People here, in India and in Auroville, keep saying that anything is possible. There is this sense of great seriousness but also this playfulness that I see, catch glimpses of. That seem to encourage one to ask for what one wants, and it will be produced magically in some glancing way. I've seen it. I've experienced it. You really can and do create your reality but here, now, it seems much more palpable. I'm not sure why.

Last night Angela showed up at the kitchen area with these rad Audrey Hepburn type sunglasses on. I told her I love the sunglasses! She said, They're not sunglasses, they're (*)&daasd;fl something Italy. I thought, okay, I still need to polish my english language skills. I asked her to explain. The glasses are made of plastic, and the dark 'lenses' are actually punctuated with small holes at very regular intervals. They're pinhole glasses, and she found them on the shelf for really cheap in Italy. What?!

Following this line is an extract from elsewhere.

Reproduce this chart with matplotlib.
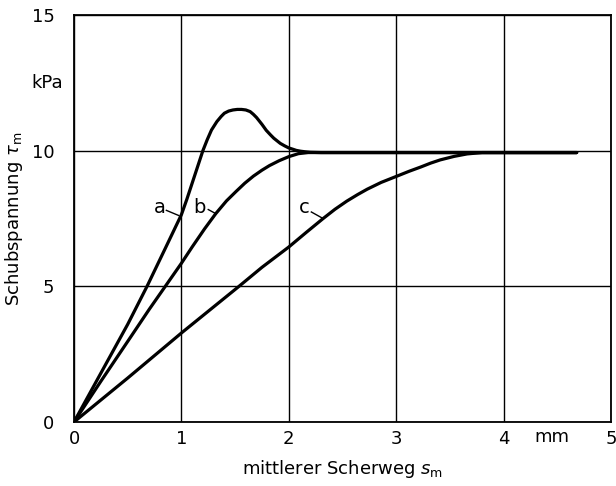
import matplotlib
matplotlib.use("Agg")
import matplotlib.pyplot as plt
import matplotlib.transforms as mtransforms

# ---- data ----
x_a = [0, 0.25, 0.5, 0.68, 0.85, 1.0, 1.05, 1.1, 1.15, 1.2, 1.24, 1.28, 1.33, 1.37, 1.4,
       1.44, 1.48, 1.52, 1.56, 1.6, 1.64, 1.67, 1.7, 1.75, 1.79, 1.83, 1.86, 1.92, 1.96,
       2.0, 2.04, 2.07, 2.11, 2.15, 2.2, 2.3, 2.6, 3.0, 3.5, 4.0, 4.68]
v_a = [0, 1.8, 3.6, 5.0, 6.4, 7.64, 8.2, 8.8, 9.4, 10.0, 10.4, 10.76, 11.07, 11.26, 11.38,
       11.46, 11.5, 11.52, 11.52, 11.5, 11.44, 11.34, 11.22, 10.97, 10.75, 10.58, 10.46, 10.27, 10.18,
       10.1, 10.05, 10.01, 9.98, 9.96, 9.94, 9.93, 9.93, 9.93, 9.93, 9.93, 9.93]

x_b = [0, 0.25, 0.5, 0.7, 0.85, 1.0, 1.1, 1.216, 1.32, 1.42, 1.51, 1.59, 1.67, 1.75, 1.82,
       1.91, 2.0, 2.09, 2.18, 2.3, 3.0, 4.0, 4.68]
v_b = [0, 1.5, 2.97, 4.15, 5.0, 5.85, 6.45, 7.12, 7.68, 8.15, 8.5, 8.8, 9.06, 9.28, 9.45,
       9.63, 9.78, 9.89, 9.93, 9.93, 9.93, 9.93, 9.93]

x_c = [0, 0.5, 1.0, 1.53, 1.75, 2.0, 2.16, 2.32, 2.43, 2.54, 2.64, 2.73, 2.86, 3.0, 3.12,
       3.23, 3.32, 3.41, 3.54, 3.66, 3.8, 4.2, 4.68]
v_c = [0, 1.62, 3.28, 4.98, 5.7, 6.45, 6.98, 7.5, 7.84, 8.14, 8.38, 8.58, 8.83, 9.05, 9.24,
       9.4, 9.54, 9.66, 9.79, 9.88, 9.93, 9.93, 9.93]

curve_labels = ["a", "b", "c"]
label_pos = [(0.80, 7.92), (1.17, 7.92), (2.14, 7.92)]
leader_from = [(0.86, 7.80), (1.25, 7.83), (2.21, 7.74)]
leader_to = [(0.975, 7.61), (1.32, 7.68), (2.31, 7.52)]

x_ticks = [0, 1, 2, 3, 4, 5]
y_ticks = [0, 5, 10, 15]
x_unit = "mm"
y_unit = "kPa"

# ---- figure ----
plt.rcParams['font.family'] = ['DejaVu Sans']
fig = plt.figure(figsize=(6.16, 4.86), dpi=100)
ax = fig.add_axes([74/616, 1 - 422/486, (611-74)/616, (422-15)/486])

for xs, vs in [(x_a, v_a), (x_b, v_b), (x_c, v_c)]:
    ax.plot(xs, vs, color='black', lw=2.3, solid_joinstyle='round', solid_capstyle='round', zorder=3)

for lab, p, f, t in zip(curve_labels, label_pos, leader_from, leader_to):
    ax.text(p[0], p[1], lab, fontsize=14, ha='center', va='center', zorder=4)
    ax.plot([f[0], t[0]], [f[1], t[1]], color='black', lw=1.0, zorder=4)

ax.set_xlim(0, 5)
ax.set_ylim(0, 15)
ax.set_xticks(x_ticks)
ax.set_yticks(y_ticks)
ax.set_xticklabels([str(t) for t in x_ticks])
ax.set_yticklabels([str(t) for t in y_ticks])
ax.tick_params(axis='both', length=0, labelsize=13)
ax.tick_params(axis='x', pad=6)
ax.tick_params(axis='y', pad=14)
ax.grid(True, color='black', lw=1.0)
ax.set_axisbelow(True)
for s in ax.spines.values():
    s.set_linewidth(1.3)

# unit labels
trans_y = mtransforms.blended_transform_factory(ax.transAxes, ax.transData)
ax.text(-0.05, 12.5, y_unit, transform=trans_y, fontsize=13, ha='center', va='center')
trans_x = mtransforms.blended_transform_factory(ax.transData, ax.transAxes)
ax.text(4.45, -0.037, x_unit, transform=trans_x, fontsize=13, ha='center', va='center')

ax.set_xlabel(r"mittlerer Scherweg $s_\mathrm{m}$", fontsize=13, labelpad=7)
ax.set_ylabel(r"Schubspannung $\tau_\mathrm{m}$", fontsize=13)
ax.yaxis.set_label_coords(-0.092, 0.5)

fig.savefig("out.png", dpi=100)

Well, at the ashram in Pondy you can go for these eye classes - they give you exercises to help you regain your eyesight. This is not a load of shit. I tried the glasses on and I'll be damned, I could see better. Like, Clemens' expression across the kitchen area, and reading the whiteboard....what?!

You'd need to de-graduate your spectacle prescription as your eyesight grows stronger, but if you do this while in India, you can just go buy lenses right off the shelf too, really inexpensively.

Anything. Is. Possible.

I read a couple of things recently that I really recognize, from travelers and also traveling to India -- that unfamiliar surroundings make a body awkward and forgetting how to do simple things, and coming here makes you learn english all over again. I felt comforted, knowing I'm not alone in my fumbling around all the time.

Here's a short video, one that I tried posting yesterday, some birds singing in the morning. I'm not sure how well the sound carries through, so try turning it up.




Stopped at our grocery store, Pour Tous, for a few nibbly things and bananas for breakfast. Someone had written with a blue ballpoint pen, 'for special people' underneath Pour Tous, which is French meaning 'For All'. Yeah. Ummm....wow I feel weird being a white person here with what is a gross amount of money to most indigenous people. You can shop at Pour Tous if you have a guest account (or are a full-on Aurovillian) through Auroville -- since it's supposed to be a 'cashless system'. You still put cash in your account though. It's just debited from each place you do business, instead of you handing each business the cash. Hmm. Sometimes I buy at Pour Tous, for the nostalgia of shopping in places like The Kiva and Sundance at home (natural food stores with crowded aisles where everyone knows your name); sometimes I buy direct from the villagers, which I enjoy.

However, I did buy a bottle of cold fizzy kombucha and rose petal (for cooling the body), for about fifty cents, which I just can't wrap my head around. It's nice, don't get me wrong! And a little thing of spirulina that would be about six bucks in the States is about a sixth of the price here. I stopped off at a local snackery for some samosas (yeah, the place we camped out at the other day, talking all sorts of philosophical shit about perfection...it was good shit! don't get me wrong! it's all valid! heh heh)....they ran a bit on the spendy side, at Rs12 for two. Funny how things shift, yeah? I just about bought a kilo of lemons at Pour Tous, but they wanted about thirty rupees. I said No way, man, I can buy them for less in the village. And I did - two rupees a piece (which is still expensive! because in the village at the workshop near Vellore, we bought them for a rupee each, and our cooks said that we should have been charged a half rupee - fifty paise - each! hee hoo!).

Went for a bike ride around the 'hood this afternoon, here are some signs on places:

This outside a cashew orchard. What?!

And this on the gate to a....brain gym! What??!! Huuzzah!



Holy crap I'm stinky. I've never lived in such humidity. I need to get off this hotbox and go shower. Laters!

2 comments:

ellipsisigh said...

I love the bird sound that keeps repeating...boop...boop...boop...throughout the video...8^)

Victoria Koldewyn said...

hee hee...yeah isn't that great? there is a lower-pitched one as well, and another mid-range with boop boops that are closer together.